The move lands at a moment when transatlantic economic relations are already strained by tariff disputes, technology export controls, and diverging approaches to China. What makes this case notable is not the specific transaction — details remain limited — but the bluntness of the justification. The Netherlands did not dress up the rejection in procedural language or suggest modifications. It simply said no.
The new FDI playbook
Foreign direct investment screening has become the quiet battleground of 21st-century economic policy. The European Union tightened its framework in 2020, and member states have since built national mechanisms with increasingly sharp teeth. Germany blocked Chinese acquisitions of semiconductor firms. France has intervened in everything from supermarkets to satellite companies. But American buyers have largely operated under the assumption that allied status conferred a degree of immunity.
That assumption now looks outdated. The Dutch decision suggests European governments are prepared to treat American capital with the same suspicion they apply to Chinese or Gulf state money when strategic sectors are involved. The phrase "public interest" is doing heavy lifting here — it can mean national security, it can mean industrial policy, it can mean electoral politics.
Why the Netherlands matters
This is not a peripheral economy flexing. The Netherlands hosts ASML, the world's most critical semiconductor equipment maker, and serves as a gateway for American multinationals accessing the European market. Dutch regulators have already proven willing to restrict chip technology exports to China under American pressure. Now they are demonstrating that cooperation flows in one direction only when it suits them.
For American dealmakers, the implications are immediate. Due diligence on European acquisitions must now include political risk assessments that were once reserved for emerging markets.

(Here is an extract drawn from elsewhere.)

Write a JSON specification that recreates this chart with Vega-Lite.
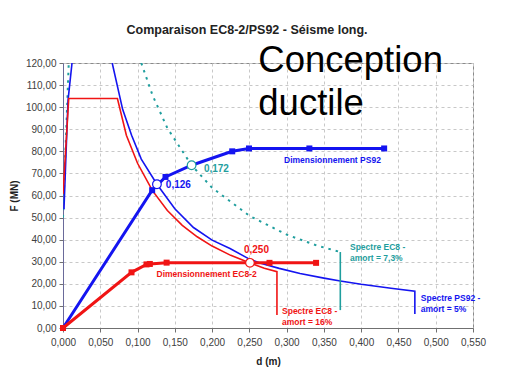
{
  "$schema": "https://vega.github.io/schema/vega-lite/v6.json",
  "width": 410,
  "height": 265,
  "autosize": "none",
  "padding": {"left": 63, "top": 63, "right": 35, "bottom": 42},
  "background": "white",
  "title": {"text": "Comparaison EC8-2/PS92 - Séisme long.", "fontSize": 12.5, "fontWeight": "bold", "font": "Liberation Sans", "color": "#222222", "offset": 7, "anchor": "middle", "dx": -21},
  "config": {
    "view": {"stroke": "#8a8a8a", "strokeWidth": 1},
    "axis": {"labelFont": "Liberation Sans", "labelFontSize": 10, "labelColor": "#404040", "titleFont": "Liberation Sans", "titleFontSize": 10, "titleFontWeight": "bold", "titleColor": "#222222", "gridColor": "#c8c8c8", "gridDash": [3, 3], "tickColor": "#707070", "tickSize": 4, "domainColor": "#707070", "labelFlush": false, "labelOverlap": false}
  },
  "datasets": {
    "lines": [
      {"s": "ps92L", "d": 0.0013, "F": 53.8, "o": 1},
      {"s": "ps92L", "d": 0.0067, "F": 103, "o": 2},
      {"s": "ps92L", "d": 0.0121, "F": 120, "o": 3},
      {"s": "ps92R", "d": 0.066, "F": 120, "o": 1},
      {"s": "ps92R", "d": 0.08, "F": 99, "o": 2},
      {"s": "ps92R", "d": 0.092, "F": 87.3, "o": 3},
      {"s": "ps92R", "d": 0.105, "F": 76.5, "o": 4},
      {"s": "ps92R", "d": 0.126, "F": 65.1, "o": 5},
      {"s": "ps92R", "d": 0.15, "F": 54, "o": 6},
      {"s": "ps92R", "d": 0.175, "F": 45.5, "o": 7},
      {"s": "ps92R", "d": 0.2, "F": 39.8, "o": 8},
      {"s": "ps92R", "d": 0.224, "F": 36, "o": 9},
      {"s": "ps92R", "d": 0.25, "F": 31.2, "o": 10},
      {"s": "ps92R", "d": 0.264, "F": 29.4, "o": 11},
      {"s": "ps92R", "d": 0.29, "F": 27, "o": 12},
      {"s": "ps92R", "d": 0.318, "F": 24.7, "o": 13},
      {"s": "ps92R", "d": 0.35, "F": 22.6, "o": 14},
      {"s": "ps92R", "d": 0.372, "F": 21.3, "o": 15},
      {"s": "ps92R", "d": 0.4, "F": 19.8, "o": 16},
      {"s": "ps92R", "d": 0.44, "F": 18, "o": 17},
      {"s": "ps92R", "d": 0.472, "F": 16.7, "o": 18},
      {"s": "ps92R", "d": 0.472, "F": 6.3, "o": 19},
      {"s": "ec8", "d": 0.0, "F": 60.6, "o": 1},
      {"s": "ec8", "d": 0.0077, "F": 103.9, "o": 2},
      {"s": "ec8", "d": 0.073, "F": 103.9, "o": 3},
      {"s": "ec8", "d": 0.085, "F": 87.3, "o": 4},
      {"s": "ec8", "d": 0.1, "F": 74.6, "o": 5},
      {"s": "ec8", "d": 0.12, "F": 62.2, "o": 6},
      {"s": "ec8", "d": 0.14, "F": 53.2, "o": 7},
      {"s": "ec8", "d": 0.16, "F": 46.5, "o": 8},
      {"s": "ec8", "d": 0.18, "F": 41.3, "o": 9},
      {"s": "ec8", "d": 0.2, "F": 37.1, "o": 10},
      {"s": "ec8", "d": 0.225, "F": 32.9, "o": 11},
      {"s": "ec8", "d": 0.25, "F": 29.6, "o": 12},
      {"s": "ec8", "d": 0.27, "F": 27.1, "o": 13},
      {"s": "ec8", "d": 0.287, "F": 25.5, "o": 14},
      {"s": "ec8", "d": 0.287, "F": 5.9, "o": 15},
      {"s": "tealV", "d": 0.372, "F": 34.4, "o": 1},
      {"s": "tealV", "d": 0.372, "F": 8.1, "o": 2}
    ],
    "dashed": [
      {"s": "teal", "d": 0.105, "F": 120, "o": 1},
      {"s": "teal", "d": 0.12, "F": 105.5, "o": 2},
      {"s": "teal", "d": 0.14, "F": 90.5, "o": 3},
      {"s": "teal", "d": 0.1725, "F": 73.7, "o": 4},
      {"s": "teal", "d": 0.2, "F": 63.5, "o": 5},
      {"s": "teal", "d": 0.25, "F": 50.8, "o": 6},
      {"s": "teal", "d": 0.3, "F": 42.3, "o": 7},
      {"s": "teal", "d": 0.34, "F": 37.4, "o": 8},
      {"s": "teal", "d": 0.372, "F": 34.4, "o": 9},
      {"s": "tealL", "d": 0.0, "F": 50, "o": 1},
      {"s": "tealL", "d": 0.0077, "F": 120, "o": 2}
    ],
    "capacity": [
      {"s": "capPS", "d": 0, "F": 0, "o": 1},
      {"s": "capPS", "d": 0.1196, "F": 62.4, "o": 2},
      {"s": "capPS", "d": 0.1375, "F": 68.4, "o": 3},
      {"s": "capPS", "d": 0.1725, "F": 73.7, "o": 4},
      {"s": "capPS", "d": 0.227, "F": 80, "o": 5},
      {"s": "capPS", "d": 0.2495, "F": 81.3, "o": 6},
      {"s": "capPS", "d": 0.3305, "F": 81.3, "o": 7},
      {"s": "capPS", "d": 0.4308, "F": 81.3, "o": 8},
      {"s": "capEC", "d": 0, "F": 0, "o": 1},
      {"s": "capEC", "d": 0.0919, "F": 25.2, "o": 2},
      {"s": "capEC", "d": 0.112, "F": 28.8, "o": 3},
      {"s": "capEC", "d": 0.1165, "F": 29, "o": 4},
      {"s": "capEC", "d": 0.139, "F": 29.6, "o": 5},
      {"s": "capEC", "d": 0.2508, "F": 29.5, "o": 6},
      {"s": "capEC", "d": 0.277, "F": 29.5, "o": 7},
      {"s": "capEC", "d": 0.3395, "F": 29.5, "o": 8}
    ],
    "squares": [
      {"s": "capPS", "d": 0.1196, "F": 62.4},
      {"s": "capPS", "d": 0.1375, "F": 68.4},
      {"s": "capPS", "d": 0.227, "F": 80},
      {"s": "capPS", "d": 0.2495, "F": 81.3},
      {"s": "capPS", "d": 0.3305, "F": 81.3},
      {"s": "capPS", "d": 0.4308, "F": 81.3},
      {"s": "capEC", "d": 0, "F": 0},
      {"s": "capEC", "d": 0.0919, "F": 25.2},
      {"s": "capEC", "d": 0.112, "F": 28.8},
      {"s": "capEC", "d": 0.1165, "F": 29},
      {"s": "capEC", "d": 0.139, "F": 29.6},
      {"s": "capEC", "d": 0.277, "F": 29.5},
      {"s": "capEC", "d": 0.3395, "F": 29.5}
    ],
    "circles": [
      {"s": "ps92R", "d": 0.126, "F": 65.1},
      {"s": "teal", "d": 0.1725, "F": 73.7},
      {"s": "ec8", "d": 0.2508, "F": 29.5}
    ],
    "labels": [
      {"s": "ps92R", "d": 0.138, "F": 64.7, "t": "0,126", "z": 10},
      {"s": "teal", "d": 0.189, "F": 71.9, "t": "0,172", "z": 10},
      {"s": "ec8", "d": 0.2427, "F": 35.3, "t": "0,250", "z": 10},
      {"s": "ps92R", "d": 0.2965, "F": 76.3, "t": "Dimensionnement PS92", "z": 8.5},
      {"s": "ec8", "d": 0.1255, "F": 24.4, "t": "Dimensionnement EC8-2", "z": 8.5},
      {"s": "teal", "d": 0.385, "F": 36.8, "t": "Spectre EC8 -", "z": 8.5},
      {"s": "teal", "d": 0.385, "F": 31.8, "t": "amort = 7,3%", "z": 8.5},
      {"s": "ec8", "d": 0.2938, "F": 7.7, "t": "Spectre EC8 -", "z": 8.5},
      {"s": "ec8", "d": 0.2938, "F": 2.85, "t": "amort = 16%", "z": 8.5},
      {"s": "ps92R", "d": 0.48, "F": 13.6, "t": "Spectre PS92 -", "z": 8.5},
      {"s": "ps92R", "d": 0.48, "F": 8.6, "t": "amort = 5%", "z": 8.5}
    ],
    "big": [
      {"d": 0.262, "F": 115.8, "t": "Conception"},
      {"d": 0.262, "F": 96.3, "t": "ductile"}
    ]
  },
  "encoding": {
    "x": {"field": "d", "type": "quantitative", "scale": {"domain": [0, 0.55], "nice": false, "padding": 0, "zero": false}, "title": "d (m)",
      "axis": {"values": [0, 0.05, 0.1, 0.15, 0.2, 0.25, 0.3, 0.35, 0.4, 0.45, 0.5, 0.55], "labelExpr": "replace(format(datum.value, '.3f'), '.', ',')", "labelPadding": 5, "titlePadding": 9}},
    "y": {"field": "F", "type": "quantitative", "scale": {"domain": [0, 120], "nice": false, "padding": 0, "zero": false}, "title": "F (MN)",
      "axis": {"values": [0, 10, 20, 30, 40, 50, 60, 70, 80, 90, 100, 110, 120], "labelExpr": "replace(format(datum.value, '.2f'), '.', ',')", "labelPadding": 3, "titlePadding": 6, "domainColor": "#6a6a9a"}},
    "color": {"field": "s", "type": "nominal", "legend": null,
      "scale": {"domain": ["ps92L", "ps92R", "ec8", "teal", "tealL", "tealV", "capPS", "capEC"],
                "range": ["#1414f0", "#1414f0", "#f01414", "#1f9e9e", "#1f9e9e", "#1f9e9e", "#1414f0", "#f01414"]}}
  },
  "layer": [
    {"data": {"name": "dashed"}, "mark": {"type": "line", "strokeWidth": 2, "strokeDash": [2.5, 5], "clip": true},
     "encoding": {"detail": {"field": "s"}, "order": {"field": "o", "type": "quantitative"}}},
    {"data": {"name": "lines"}, "mark": {"type": "line", "strokeWidth": 1.6, "clip": true},
     "encoding": {"detail": {"field": "s"}, "order": {"field": "o", "type": "quantitative"}}},
    {"data": {"name": "capacity"}, "mark": {"type": "line", "strokeWidth": 3},
     "encoding": {"detail": {"field": "s"}, "order": {"field": "o", "type": "quantitative"}}},
    {"data": {"name": "squares"}, "mark": {"type": "point", "shape": "square", "filled": true, "size": 36, "opacity": 1}},
    {"data": {"name": "circles"}, "mark": {"type": "point", "shape": "circle", "filled": false, "fill": "white", "size": 75, "strokeWidth": 1.2, "opacity": 1}},
    {"data": {"name": "labels"}, "mark": {"type": "text", "align": "left", "baseline": "middle", "font": "Liberation Sans", "fontWeight": "bold"},
     "encoding": {"text": {"field": "t"}, "size": {"field": "z", "type": "quantitative", "scale": null}}},
    {"data": {"name": "big"}, "mark": {"type": "text", "align": "left", "baseline": "alphabetic", "font": "Liberation Sans", "fontSize": 36.5, "color": "black"},
     "encoding": {"text": {"field": "t"}, "color": {"value": "black"}}}
  ]
}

Boards will need to budget for longer timelines, uncertain outcomes, and the possibility that a handshake means nothing until a minister signs off.
Our take
This is protectionism wearing the mask of security, and it will spread. The Netherlands has provided a template that other EU members will study and replicate. American executives who believed the transatlantic relationship exempted them from the new nationalism are about to receive an expensive education. The era of frictionless allied capitalism is over.